Although all five states remain under COVID-19 restrictions of
varying degrees, even partial reopening has increased mobility at levels
that match or exceed the ICL’s modeled scenarios. The main Google
mobility indicators for Massachusetts are depicted below for reference,
and show a clear upward trend since the time of the ICL predictions in
mid-May.
These patterns confirm that US mobility trends are increasing as
lockdown restrictions are slowly lifted, and as society moves toward
reopening. They therefore show that the ICL model correctly anticipated
one effect of relaxing the lockdowns.
At the same time though, the ICL model severely overstated the
projected mortality associated with reopening in all five states.

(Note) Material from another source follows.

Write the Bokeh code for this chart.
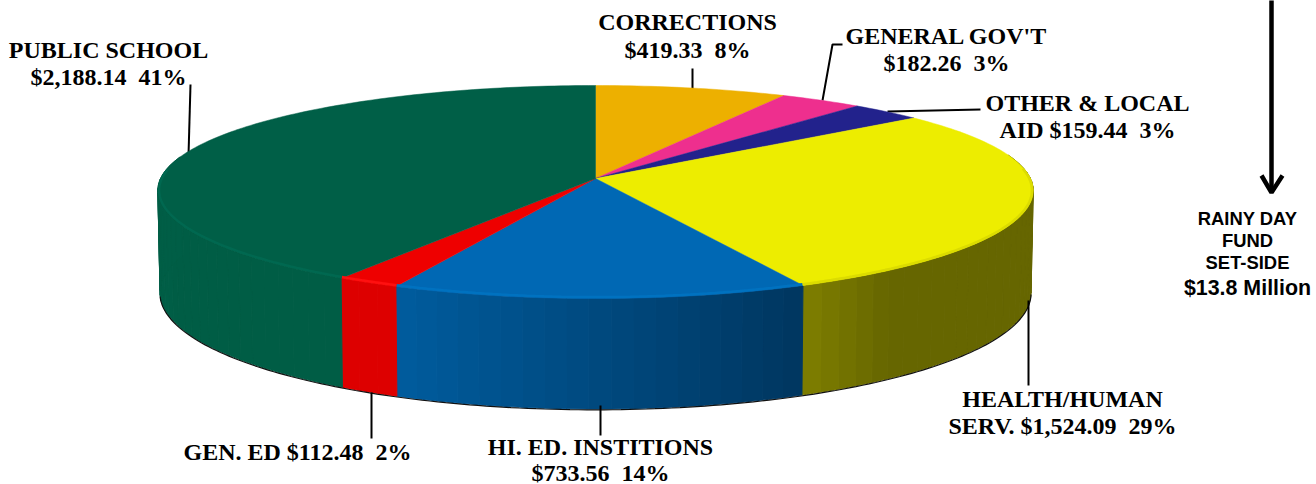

Actual
data do not map onto any of their scenarios, including the broadest of
the three predictions for reopening. States that peaked back in March
and April show no signs of a resurgence, let alone the predicted
resurgence that would surpass the first wave. And states that are
undergoing later surges are still well below the ICL team’s predictions –
so far below that they barely even register on the graphs.
As with other predictions from the ICL team, the May paper likely
faltered due to a fundamental error in its underlying code. These flawed
ICL models begin with an unproven assumption, namely that lockdowns are
effective at combating the coronavirus. The models are therefore
automatically calibrated to produce a sharp spike in deaths after the
removal of lockdowns or any move toward reopening.
As we’re now seeing in actual data however, that assumption is grossly exaggerated."